> Data extract
────────────────────────────────────────
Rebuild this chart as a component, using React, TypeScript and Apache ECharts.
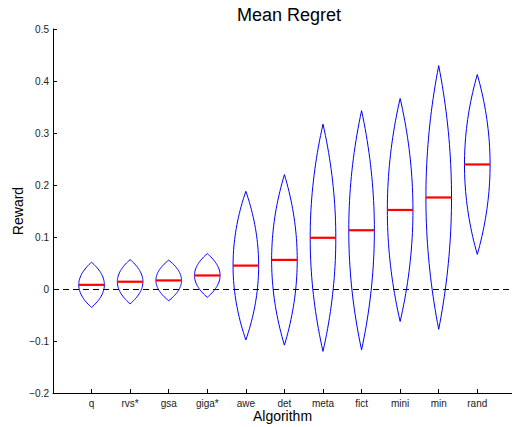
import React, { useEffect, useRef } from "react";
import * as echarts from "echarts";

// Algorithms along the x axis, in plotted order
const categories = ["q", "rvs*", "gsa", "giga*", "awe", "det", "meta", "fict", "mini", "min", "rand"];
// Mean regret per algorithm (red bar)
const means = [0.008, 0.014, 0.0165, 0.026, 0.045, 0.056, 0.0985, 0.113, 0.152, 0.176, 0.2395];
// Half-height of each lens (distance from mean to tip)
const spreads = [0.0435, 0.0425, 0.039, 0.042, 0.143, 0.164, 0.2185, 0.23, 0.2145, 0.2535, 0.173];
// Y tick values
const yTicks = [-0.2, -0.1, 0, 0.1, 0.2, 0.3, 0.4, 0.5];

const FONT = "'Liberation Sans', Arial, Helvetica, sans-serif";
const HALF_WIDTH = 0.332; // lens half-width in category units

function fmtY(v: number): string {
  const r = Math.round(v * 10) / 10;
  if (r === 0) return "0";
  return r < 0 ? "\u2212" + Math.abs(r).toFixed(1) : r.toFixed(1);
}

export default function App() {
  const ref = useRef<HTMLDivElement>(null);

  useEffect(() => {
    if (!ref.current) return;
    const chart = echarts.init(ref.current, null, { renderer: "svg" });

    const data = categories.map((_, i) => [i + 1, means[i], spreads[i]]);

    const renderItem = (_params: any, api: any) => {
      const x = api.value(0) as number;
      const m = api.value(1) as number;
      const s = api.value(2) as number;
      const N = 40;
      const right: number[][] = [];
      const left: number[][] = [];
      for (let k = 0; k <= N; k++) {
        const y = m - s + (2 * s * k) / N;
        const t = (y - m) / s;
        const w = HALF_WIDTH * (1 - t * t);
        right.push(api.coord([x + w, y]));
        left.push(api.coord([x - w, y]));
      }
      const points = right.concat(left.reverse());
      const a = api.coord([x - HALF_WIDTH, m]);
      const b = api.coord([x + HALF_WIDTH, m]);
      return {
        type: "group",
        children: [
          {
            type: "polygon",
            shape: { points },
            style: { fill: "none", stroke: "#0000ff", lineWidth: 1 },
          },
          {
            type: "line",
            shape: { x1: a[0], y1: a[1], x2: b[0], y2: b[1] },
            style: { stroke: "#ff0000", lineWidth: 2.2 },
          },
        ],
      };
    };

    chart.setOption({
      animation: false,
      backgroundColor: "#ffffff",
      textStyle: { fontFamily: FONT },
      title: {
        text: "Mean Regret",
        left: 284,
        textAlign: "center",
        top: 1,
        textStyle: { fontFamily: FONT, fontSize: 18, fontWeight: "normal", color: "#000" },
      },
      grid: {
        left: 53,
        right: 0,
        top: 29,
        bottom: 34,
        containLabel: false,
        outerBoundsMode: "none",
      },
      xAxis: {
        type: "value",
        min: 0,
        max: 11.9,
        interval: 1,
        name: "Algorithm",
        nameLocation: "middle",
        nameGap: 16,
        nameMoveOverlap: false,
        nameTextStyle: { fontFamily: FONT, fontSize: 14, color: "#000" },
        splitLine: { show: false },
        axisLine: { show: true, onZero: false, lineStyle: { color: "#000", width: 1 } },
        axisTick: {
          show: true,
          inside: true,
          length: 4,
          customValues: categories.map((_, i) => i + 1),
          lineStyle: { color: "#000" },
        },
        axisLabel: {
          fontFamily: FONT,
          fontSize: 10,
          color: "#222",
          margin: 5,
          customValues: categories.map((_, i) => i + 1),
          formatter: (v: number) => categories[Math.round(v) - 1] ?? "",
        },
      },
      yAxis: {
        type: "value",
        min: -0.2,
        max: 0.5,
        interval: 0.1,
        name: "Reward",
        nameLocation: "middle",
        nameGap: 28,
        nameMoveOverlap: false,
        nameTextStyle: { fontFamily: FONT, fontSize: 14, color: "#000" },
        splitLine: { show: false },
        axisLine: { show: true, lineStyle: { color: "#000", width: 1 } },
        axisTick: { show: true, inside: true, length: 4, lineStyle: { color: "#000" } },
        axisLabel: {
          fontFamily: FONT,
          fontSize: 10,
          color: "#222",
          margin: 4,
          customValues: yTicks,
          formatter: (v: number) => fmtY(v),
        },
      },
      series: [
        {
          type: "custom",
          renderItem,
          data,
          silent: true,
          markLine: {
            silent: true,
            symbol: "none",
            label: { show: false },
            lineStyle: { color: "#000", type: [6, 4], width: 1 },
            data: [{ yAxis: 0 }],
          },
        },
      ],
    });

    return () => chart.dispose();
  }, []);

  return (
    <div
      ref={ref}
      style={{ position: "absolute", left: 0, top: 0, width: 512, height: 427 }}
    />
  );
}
────────────────────────────────────────
> Problem details
Copy out the lines that hold "React".

> Final answer
Rebuild this chart as a component, using React, TypeScript and Apache ECharts.
import React, { useEffect, useRef } from "react";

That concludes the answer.